Non-Sexual Harassment

The law prohibits harassment based on sex, an individual’s race, color, national-origin, religion or disability. Racial slurs, derogatory remarks about an accent or religious tradition, displaying offensive symbols can all be illegal if they create an offensive or hostile workplace or when it results in an adverse employment action.

The purpose of the law is to eliminate the inconvenience, unfairness and humiliation caused for workplace conduct of a racial, ethnic, religious, disability and sexual nature.  An employer is responsible for the inappropriate conduct where its agents or supervisor employees knew or should have known of the conduct, unless immediate and appropriate corrective action is taken.

Sexual Harassment

There are two types of sexual harassment: quid pro quo and hostile environment. Quid pro quo harassment is when an employee has to engage in some sort of unwelcome sexual conduct to avoid an adverse employment action or as a requirement of employment.
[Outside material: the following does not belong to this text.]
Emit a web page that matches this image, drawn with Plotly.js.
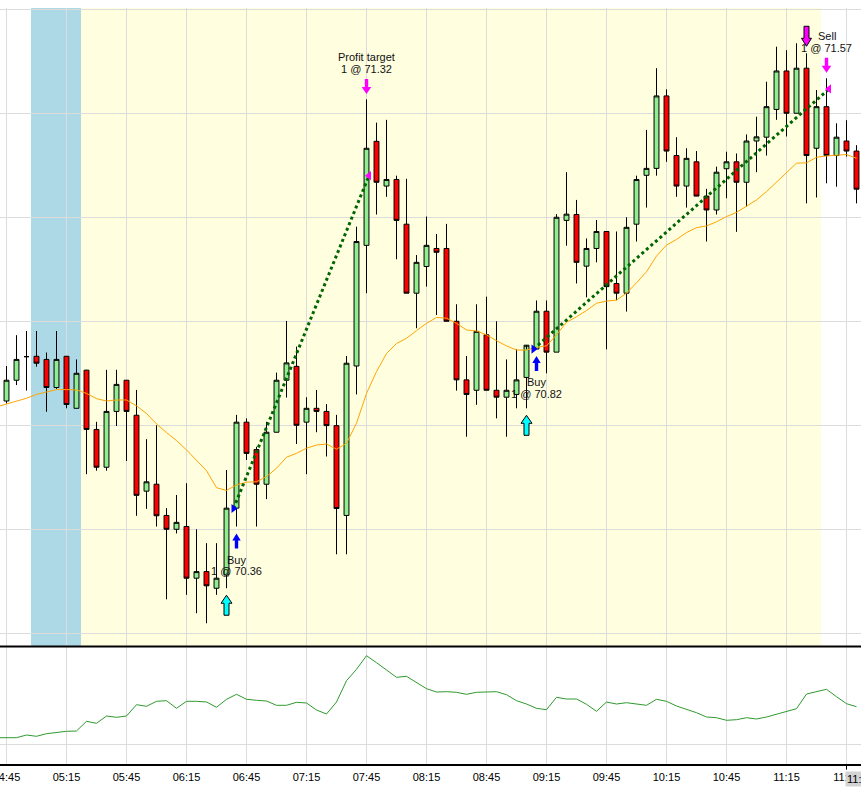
<!DOCTYPE html>
<html>
<head>
<meta charset="utf-8">
<script src="https://cdn.plot.ly/plotly-3.0.1.min.js"></script>
<style>html,body{margin:0;padding:0;background:#fff;}#chart{width:861px;height:790px;}</style>
</head>
<body>
<div id="chart"></div>
<script>
// ---------- DATA ----------
const day = '2024-01-02';
const times = ["04:45","04:50","04:55","05:00","05:05","05:10","05:15","05:20","05:25","05:30","05:35","05:40","05:45","05:50","05:55","06:00","06:05","06:10","06:15","06:20","06:25","06:30","06:35","06:40","06:45","06:50","06:55","07:00","07:05","07:10","07:15","07:20","07:25","07:30","07:35","07:40","07:45","07:50","07:55","08:00","08:05","08:10","08:15","08:20","08:25","08:30","08:35","08:40","08:45","08:50","08:55","09:00","09:05","09:10","09:15","09:20","09:25","09:30","09:35","09:40","09:45","09:50","09:55","10:00","10:05","10:10","10:15","10:20","10:25","10:30","10:35","10:40","10:45","10:50","10:55","11:00","11:05","11:10","11:15","11:20","11:25","11:30","11:35","11:40","11:45","11:50"];
const open = [70.670,70.730,70.798,70.799,70.790,70.709,70.799,70.649,70.759,70.588,70.479,70.640,70.730,70.629,70.410,70.430,70.340,70.300,70.308,70.159,70.178,70.130,70.168,70.361,70.609,70.530,70.430,70.580,70.730,70.770,70.609,70.649,70.640,70.599,70.340,70.771,71.119,71.419,71.290,71.309,71.180,70.981,71.058,71.110,71.110,70.900,70.731,70.701,70.861,70.701,70.681,70.689,70.738,70.820,70.929,70.811,71.191,71.208,71.059,71.110,71.159,71.009,70.981,71.180,71.321,71.341,71.550,71.378,71.290,71.360,71.261,71.221,71.340,71.360,71.301,71.420,71.431,71.511,71.622,71.500,71.630,71.399,71.519,71.378,71.420,71.391];
const high = [70.771,70.860,70.872,70.872,70.810,70.872,70.800,70.790,70.760,70.610,70.760,70.760,70.730,70.702,70.560,70.600,70.361,70.399,70.433,70.300,70.260,70.260,70.471,70.630,70.620,70.538,70.610,70.752,70.901,70.827,70.681,70.702,70.661,70.630,70.800,71.173,71.540,71.473,71.481,71.320,71.311,71.091,71.202,71.152,71.181,70.949,70.800,70.949,70.971,70.900,70.790,70.819,70.819,70.960,70.960,71.209,71.330,71.250,71.139,71.192,71.159,71.159,71.200,71.320,71.452,71.630,71.569,71.431,71.399,71.391,71.282,71.346,71.389,71.384,71.439,71.490,71.591,71.692,71.682,71.702,71.673,71.567,71.601,71.471,71.480,71.408];
const low = [70.663,70.716,70.700,70.769,70.639,70.705,70.649,70.649,70.459,70.469,70.469,70.598,70.497,70.339,70.359,70.308,70.098,70.288,70.111,70.058,70.029,70.111,70.130,70.308,70.500,70.308,70.387,70.579,70.680,70.546,70.459,70.580,70.510,70.228,70.228,70.689,70.981,71.208,71.259,71.079,70.981,70.880,71.000,70.918,70.900,70.700,70.567,70.659,70.701,70.620,70.567,70.649,70.649,70.820,70.750,70.811,71.118,71.009,70.969,71.070,70.819,70.961,70.928,71.130,71.228,71.320,71.360,71.259,71.228,71.261,71.130,71.208,71.255,71.158,71.231,71.330,71.378,71.481,71.433,71.500,71.240,71.257,71.298,71.288,71.375,71.240];
const close = [70.730,70.790,70.798,70.779,70.709,70.790,70.660,70.750,70.588,70.479,70.640,70.718,70.640,70.398,70.437,70.339,70.300,70.320,70.159,70.178,70.137,70.159,70.361,70.609,70.519,70.430,70.580,70.730,70.780,70.600,70.649,70.640,70.599,70.360,70.779,71.130,71.399,71.301,71.309,71.191,70.981,71.070,71.119,71.099,70.900,70.731,70.689,70.871,70.701,70.681,70.701,70.731,70.831,70.929,70.811,71.200,71.209,71.070,71.110,71.159,71.000,70.981,71.171,71.309,71.341,71.550,71.391,71.290,71.370,71.261,71.221,71.330,71.360,71.301,71.420,71.432,71.519,71.622,71.500,71.630,71.378,71.519,71.378,71.431,71.391,71.281];

// moving average and lower indicator (first point one bar before the first candle)
const lineTimes = ["04:40"].concat(times);
const movingAvg = [70.653,70.661,70.670,70.678,70.689,70.696,70.703,70.703,70.702,70.692,70.677,70.670,70.673,70.673,70.656,70.634,70.604,70.579,70.556,70.529,70.500,70.469,70.420,70.412,70.428,70.436,70.437,70.452,70.476,70.508,70.519,70.534,70.543,70.546,70.531,70.548,70.606,70.692,70.755,70.807,70.836,70.851,70.873,70.894,70.911,70.909,70.894,70.875,70.872,70.861,70.844,70.829,70.817,70.817,70.825,70.829,70.861,70.897,70.913,70.931,70.952,70.958,70.961,70.981,71.011,71.043,71.088,71.120,71.136,71.156,71.170,71.175,71.187,71.202,71.214,71.231,71.250,71.274,71.301,71.327,71.356,71.357,71.373,71.377,71.380,71.381,71.370];
const indicator = [26.3,26.0,26.3,29.0,27.7,30.3,31.7,32.7,33.0,42.7,40.7,48.0,46.7,48.0,59.3,57.7,62.7,63.3,55.7,62.7,62.7,62.0,56.7,64.7,69.7,64.7,63.7,63.0,58.7,58.7,61.7,61.0,54.0,50.0,62.0,83.3,94.7,108.3,101.3,94.0,86.7,87.7,81.3,75.3,72.0,72.3,71.7,69.7,71.7,71.7,72.3,69.3,63.3,60.0,55.7,54.3,66.7,65.0,65.0,59.7,52.7,62.0,60.0,61.3,60.0,58.7,64.7,62.7,58.0,55.0,51.3,47.0,46.3,43.7,44.3,46.3,45.0,47.0,49.7,52.3,55.3,70.0,72.0,74.7,67.3,60.3,57.3];

// trades
const signalBuyTimes = ["06:35","09:05"];
const entryTimes = ["06:40","09:10"];
const entryPrices = [70.36,70.82];
const entryLabels = ["Buy","Buy"];
const exitTimes = ["07:45","11:35"];
const exitPrices = [71.32,71.57];
const exitLabels = ["Profit target","Sell"];
const signalSellTimes = ["11:25"];

// sessions
const preSession = ["04:57:15","05:22:15"];
const mainSession = ["05:22:15","11:32:15"];
const cursorTime = "11:45";

// ---------- HELPERS ----------
function toMs(t){ const p=t.split(':').map(Number); return Date.UTC(2024,0,2,p[0],p[1],p[2]||0); }
function toStr(ms){ const s=new Date(ms).toISOString(); return s.slice(0,10)+' '+s.slice(11,19); }
function d(t){ return toStr(toMs(t)); }
function shift(t,sec){ return toStr(toMs(t)+sec*1000); }
function idx(t){ return times.indexOf(t); }

const FONT = 'Liberation Sans, Arial, sans-serif';
const x = times.map(d);

const traces = [];
traces.push({
  type:'candlestick', x:x, open:open, high:high, low:low, close:close,
  xaxis:'x', yaxis:'y',
  increasing:{fillcolor:'#90EE90', line:{color:'#000', width:1}},
  decreasing:{fillcolor:'#FF0000', line:{color:'#000', width:1}},
  whiskerwidth:0, hoverinfo:'skip'
});
traces.push({type:'scatter', mode:'lines', x:lineTimes.map(d), y:movingAvg, xaxis:'x', yaxis:'y',
  line:{color:'#FFA500', width:1}, hoverinfo:'skip'});
traces.push({type:'scatter', mode:'lines', x:lineTimes.map(d), y:indicator, xaxis:'x', yaxis:'y2',
  line:{color:'#2E9A2E', width:1}, hoverinfo:'skip'});
for(let k=0;k<entryTimes.length;k++){
  traces.push({type:'scatter', mode:'lines',
    x:[shift(entryTimes[k],-90), shift(exitTimes[k],75)], y:[entryPrices[k], exitPrices[k]],
    xaxis:'x', yaxis:'y', line:{color:'#006400', width:3, dash:'dot'}, hoverinfo:'skip'});
}
traces.push({type:'scatter', mode:'markers', x:entryTimes.map(t=>shift(t,-90)), y:entryPrices,
  xaxis:'x', yaxis:'y', marker:{symbol:'triangle-right', size:8, color:'#0000FF'}, hoverinfo:'skip'});
traces.push({type:'scatter', mode:'markers', x:exitTimes.map(t=>shift(t,75)), y:exitPrices,
  xaxis:'x', yaxis:'y', marker:{symbol:'triangle-left', size:8, color:'#FF00FF'}, hoverinfo:'skip'});

// arrow path in pixels, tip at distance off from anchor; dir=1 up-pointing below anchor, dir=-1 down-pointing above
function arrowPath(dir, off, len, hl, hh, sh){
  const s = -dir; // positive pixel y is up
  const ty = s*off, hy = s*(off+hl), by = s*(off+len);
  return `M0,${ty} L${hh},${hy} L${sh},${hy} L${sh},${by} L${-sh},${by} L${-sh},${hy} L${-hh},${hy} Z`;
}
const shapes = [];
shapes.push({type:'rect', xref:'x', yref:'y domain', x0:d(preSession[0]), x1:d(preSession[1]), y0:0, y1:1,
  fillcolor:'#ADD8E6', line:{width:0}, layer:'below'});
shapes.push({type:'rect', xref:'x', yref:'y domain', x0:d(mainSession[0]), x1:d(mainSession[1]), y0:0, y1:1,
  fillcolor:'#FFFFE0', line:{width:0}, layer:'below'});
function arrowShape(t, price, dir, off, len, hl, hh, sh, fill, outline){
  return {type:'path', xref:'x', yref:'y', xsizemode:'pixel', ysizemode:'pixel',
    xanchor:d(t), yanchor:price, path:arrowPath(dir,off,len,hl,hh,sh),
    fillcolor:fill, line:{color:outline||fill, width:outline?1:0}, layer:'above'};
}
signalBuyTimes.forEach(t=>shapes.push(arrowShape(t, low[idx(t)], 1, 7, 20, 8, 5.5, 2.5, '#00FFFF', '#000')));
signalSellTimes.forEach(t=>shapes.push(arrowShape(t, high[idx(t)], -1, 7, 20, 8, 5, 2.5, '#FF00FF', '#000')));
entryTimes.forEach(t=>shapes.push(arrowShape(t, low[idx(t)], 1, 7, 15, 7, 4.2, 1.7, '#0000FF')));
exitTimes.forEach(t=>shapes.push(arrowShape(t, high[idx(t)], -1, 5.5, 15, 7, 4.8, 1.7, '#FF00FF')));
// divider between panels
shapes.push({type:'line', xref:'paper', yref:'paper', x0:0, x1:1, y0:0.1554, y1:0.1554, line:{color:'#000', width:2}});
// cursor tick
shapes.push({type:'line', xref:'x', yref:'paper', x0:d(cursorTime), x1:d(cursorTime), y0:0, y1:-0.0075, line:{color:'#000', width:1}});

const annotations = [];
const tf = {family:FONT, size:11, color:'#111'};
entryTimes.forEach((t,k)=>{
  const lo = low[idx(t)];
  annotations.push({x:d(t), y:lo, xref:'x', yref:'y', text:entryLabels[k], showarrow:false, yanchor:'middle', xanchor:'center', yshift:-33, font:tf});
  annotations.push({x:d(t), y:lo, xref:'x', yref:'y', text:'1 @ '+entryPrices[k].toFixed(2), showarrow:false, yanchor:'middle', xanchor:'center', yshift:-44.5, font:tf});
});
exitTimes.forEach((t,k)=>{
  const hi = high[idx(t)];
  annotations.push({x:d(t), y:hi, xref:'x', yref:'y', text:exitLabels[k], showarrow:false, yanchor:'middle', xanchor:'center', yshift:42.5, font:tf});
  annotations.push({x:d(t), y:hi, xref:'x', yref:'y', text:'1 @ '+exitPrices[k].toFixed(2), showarrow:false, yanchor:'middle', xanchor:'center', yshift:30.5, font:tf});
});
annotations.push({x:d(cursorTime), y:0, xref:'x', yref:'paper', text:'11:45', showarrow:false, xanchor:'left', yanchor:'top',
  xshift:-2, yshift:-7, bgcolor:'#D3D3D3', borderpad:1, font:{family:FONT, size:11, color:'#000'}});

const layout = {
  width:861, height:790,
  margin:{l:0, r:0, t:8, b:26, pad:0},
  paper_bgcolor:'#FFFFFF', plot_bgcolor:'#FFFFFF',
  showlegend:false, dragmode:false,
  xaxis:{type:'date', anchor:'y2', range:[shift('04:45',-195), shift('04:45',25635)],
    tick0:d('04:45'), dtick:1800000, tickformat:'%H:%M',
    showgrid:true, gridcolor:'#DCDCDC', gridwidth:1, zeroline:false,
    showline:true, linecolor:'#000', linewidth:2, ticks:'', ticklabeloverflow:'allow', ticklabelstandoff:2,
    tickfont:{family:FONT, size:11, color:'#000'}, rangeslider:{visible:false}, fixedrange:true},
  yaxis:{domain:[0.15608,1], range:[69.9634,71.8036], tick0:70, dtick:0.3, showticklabels:false,
    showgrid:true, gridcolor:'#DCDCDC', gridwidth:1, zeroline:false, ticks:'', fixedrange:true},
  yaxis2:{domain:[0,0.15476], range:[0,117], tickvals:[20], showticklabels:false,
    showgrid:true, gridcolor:'#DCDCDC', gridwidth:1, zeroline:false, ticks:'', fixedrange:true},
  shapes:shapes, annotations:annotations
};
Plotly.newPlot('chart', traces, layout, {displayModeBar:false, staticPlot:true});
</script>
</body>
</html>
Hostile environment occurs when an employee is subjected to offensive unwelcome sexual conduct by co-employees, supervisors or customers. 

Sexual harassment does not only have to involve sex. It can include harassing an individual because they are a woman or a man. The victim and the harasser can be the same sex.  Harassment becomes illegal when it is so common or severe that it creates a hostile workplace or it results in an adverse employment action.  In order for an employer to be liable, the work environment must be one that a reasonable person would find hostile or abusive. In determining whether the environment is hostile, the totality of the circumstances are considered like the frequency of the conduct, its severity, and whether it is physically threatening or humiliating.